Le Mouvement démocrate compte d’ores et déjà des dizaines de milliers de militants et nous serons présents à toutes les élections, à commencer par les européennes. Je ne doute pas que ce mouvement s’affirmera, entre l’UMP confrontée à ses résultats et le PS qui est entré dans une crise profonde, à la fois de leadership et d’idéologie, dont je crois qu’il aura du mal à sortir. Ma ligne est très simple : je construis une alternative pour les Français. Parce que la manière dont Sarkozy gouverne et ses choix successifs remettent en question l’identité et la vocation de ce pays. J’exprimerai un autre projet de société dont les valeurs ne seront pas celles du matérialisme et du cynisme.
-Persistez-vous à dire que le débat traditionnel droite-gauche n’a plus de sens ? Quand le parti au pouvoir, qui s’était engagé à réduire de 70 milliards les prélèvements, multiplie les impôts nouveaux et s’en prend au capital des plus modestes, applaudi par les socialistes, où est le débat totémique entre la droite et la gauche ? J’ai la conviction que les Français n’accepteront pas qu’on les conduise ainsi à une société dont les valeurs ne sont pas les leurs.
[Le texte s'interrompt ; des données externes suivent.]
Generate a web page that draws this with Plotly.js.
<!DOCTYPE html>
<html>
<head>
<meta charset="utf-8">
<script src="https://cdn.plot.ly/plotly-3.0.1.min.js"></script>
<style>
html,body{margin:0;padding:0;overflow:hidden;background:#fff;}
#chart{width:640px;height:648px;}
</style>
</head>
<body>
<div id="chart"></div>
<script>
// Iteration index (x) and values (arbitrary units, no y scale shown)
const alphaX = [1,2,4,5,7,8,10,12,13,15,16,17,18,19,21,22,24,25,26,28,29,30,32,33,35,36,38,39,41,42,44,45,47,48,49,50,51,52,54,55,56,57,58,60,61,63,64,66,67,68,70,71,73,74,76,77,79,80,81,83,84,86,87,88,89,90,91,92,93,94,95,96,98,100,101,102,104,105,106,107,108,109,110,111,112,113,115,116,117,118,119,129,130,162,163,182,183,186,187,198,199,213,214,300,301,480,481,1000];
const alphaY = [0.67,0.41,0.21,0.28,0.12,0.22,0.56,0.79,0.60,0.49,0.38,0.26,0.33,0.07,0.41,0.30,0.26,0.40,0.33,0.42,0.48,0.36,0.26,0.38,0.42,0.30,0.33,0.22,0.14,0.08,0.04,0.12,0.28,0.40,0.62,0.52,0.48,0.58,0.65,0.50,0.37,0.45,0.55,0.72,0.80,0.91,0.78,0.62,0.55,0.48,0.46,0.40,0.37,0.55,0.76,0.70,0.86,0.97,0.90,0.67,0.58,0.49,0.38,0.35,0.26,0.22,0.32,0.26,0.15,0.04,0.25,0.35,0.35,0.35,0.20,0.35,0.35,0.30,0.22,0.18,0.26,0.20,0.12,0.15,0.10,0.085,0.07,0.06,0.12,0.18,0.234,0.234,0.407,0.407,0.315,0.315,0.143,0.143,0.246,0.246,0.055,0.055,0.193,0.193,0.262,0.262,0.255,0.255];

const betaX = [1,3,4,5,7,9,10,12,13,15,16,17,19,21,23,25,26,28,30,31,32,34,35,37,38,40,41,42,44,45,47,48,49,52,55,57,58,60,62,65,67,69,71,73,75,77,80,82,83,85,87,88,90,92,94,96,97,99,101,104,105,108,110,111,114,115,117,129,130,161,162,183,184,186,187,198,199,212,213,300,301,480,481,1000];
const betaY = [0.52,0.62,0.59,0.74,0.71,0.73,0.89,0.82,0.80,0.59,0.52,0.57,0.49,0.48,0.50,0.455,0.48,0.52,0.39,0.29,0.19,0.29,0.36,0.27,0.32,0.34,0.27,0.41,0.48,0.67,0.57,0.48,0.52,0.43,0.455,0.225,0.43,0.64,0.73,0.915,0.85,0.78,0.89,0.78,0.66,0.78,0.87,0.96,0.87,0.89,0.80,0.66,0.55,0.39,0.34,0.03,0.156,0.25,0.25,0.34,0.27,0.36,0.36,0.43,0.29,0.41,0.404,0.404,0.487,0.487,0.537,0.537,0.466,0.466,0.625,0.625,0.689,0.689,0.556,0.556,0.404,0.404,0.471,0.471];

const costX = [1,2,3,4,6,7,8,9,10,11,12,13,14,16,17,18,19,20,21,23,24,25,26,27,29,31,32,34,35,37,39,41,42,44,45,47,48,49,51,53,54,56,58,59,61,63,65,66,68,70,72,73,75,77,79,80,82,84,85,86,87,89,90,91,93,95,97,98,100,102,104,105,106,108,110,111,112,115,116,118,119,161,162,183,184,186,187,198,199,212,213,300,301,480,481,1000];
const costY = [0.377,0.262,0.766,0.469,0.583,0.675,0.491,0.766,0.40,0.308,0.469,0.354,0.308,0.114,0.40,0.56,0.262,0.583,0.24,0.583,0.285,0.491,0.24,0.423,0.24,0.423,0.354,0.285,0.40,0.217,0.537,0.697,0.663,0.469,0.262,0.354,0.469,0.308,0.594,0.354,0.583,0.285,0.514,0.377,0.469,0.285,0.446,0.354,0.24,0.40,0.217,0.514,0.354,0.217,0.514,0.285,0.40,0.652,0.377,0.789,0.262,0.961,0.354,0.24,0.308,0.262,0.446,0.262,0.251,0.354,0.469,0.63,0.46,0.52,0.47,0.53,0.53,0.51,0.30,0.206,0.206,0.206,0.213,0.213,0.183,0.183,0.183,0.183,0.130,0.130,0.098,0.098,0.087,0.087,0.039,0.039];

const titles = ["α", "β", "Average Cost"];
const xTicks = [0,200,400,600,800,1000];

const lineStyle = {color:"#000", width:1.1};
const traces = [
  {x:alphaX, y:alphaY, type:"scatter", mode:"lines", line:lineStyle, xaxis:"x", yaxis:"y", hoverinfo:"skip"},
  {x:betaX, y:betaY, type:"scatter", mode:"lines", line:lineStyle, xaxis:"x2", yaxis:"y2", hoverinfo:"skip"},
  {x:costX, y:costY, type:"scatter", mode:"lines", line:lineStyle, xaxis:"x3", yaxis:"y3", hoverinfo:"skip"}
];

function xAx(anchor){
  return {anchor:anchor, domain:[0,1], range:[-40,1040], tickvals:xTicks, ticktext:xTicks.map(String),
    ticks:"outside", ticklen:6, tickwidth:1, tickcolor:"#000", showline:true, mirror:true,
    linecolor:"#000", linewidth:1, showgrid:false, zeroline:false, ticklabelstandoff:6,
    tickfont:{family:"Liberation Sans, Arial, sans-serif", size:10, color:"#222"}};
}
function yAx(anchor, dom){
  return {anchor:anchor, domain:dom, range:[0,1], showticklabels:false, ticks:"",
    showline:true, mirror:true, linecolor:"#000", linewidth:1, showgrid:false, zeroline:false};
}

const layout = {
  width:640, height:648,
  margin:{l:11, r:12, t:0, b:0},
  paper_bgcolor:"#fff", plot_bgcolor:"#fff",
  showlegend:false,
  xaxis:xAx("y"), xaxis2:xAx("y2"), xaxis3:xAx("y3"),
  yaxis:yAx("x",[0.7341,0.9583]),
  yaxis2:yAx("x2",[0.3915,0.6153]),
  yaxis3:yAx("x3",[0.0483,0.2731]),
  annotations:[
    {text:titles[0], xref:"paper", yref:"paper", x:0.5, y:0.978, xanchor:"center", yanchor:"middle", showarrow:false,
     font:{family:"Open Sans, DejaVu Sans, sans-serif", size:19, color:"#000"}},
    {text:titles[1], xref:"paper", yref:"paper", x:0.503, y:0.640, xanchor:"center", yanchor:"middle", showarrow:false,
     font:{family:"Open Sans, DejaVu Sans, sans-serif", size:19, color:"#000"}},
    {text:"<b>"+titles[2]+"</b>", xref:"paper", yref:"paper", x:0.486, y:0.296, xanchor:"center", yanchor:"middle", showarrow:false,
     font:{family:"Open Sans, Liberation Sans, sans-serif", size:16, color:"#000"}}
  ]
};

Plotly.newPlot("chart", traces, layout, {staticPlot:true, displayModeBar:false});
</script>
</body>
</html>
Je crois que plus personne ne peut soutenir que la France aspire au socialisme. Je crois que pour les Français, c’est très simple : ils veulent une société humaniste, c’est-à-dire créative, juste et durable. Je suis persuadé que la France est faite pour porter ce projet, particulièrement en Europe, en un temps où les très grandes puissances émergentes, pour ne pas dire conquérantes, comme l’Amérique, la Chine ou la Russie, sont loin de prôner ces valeurs.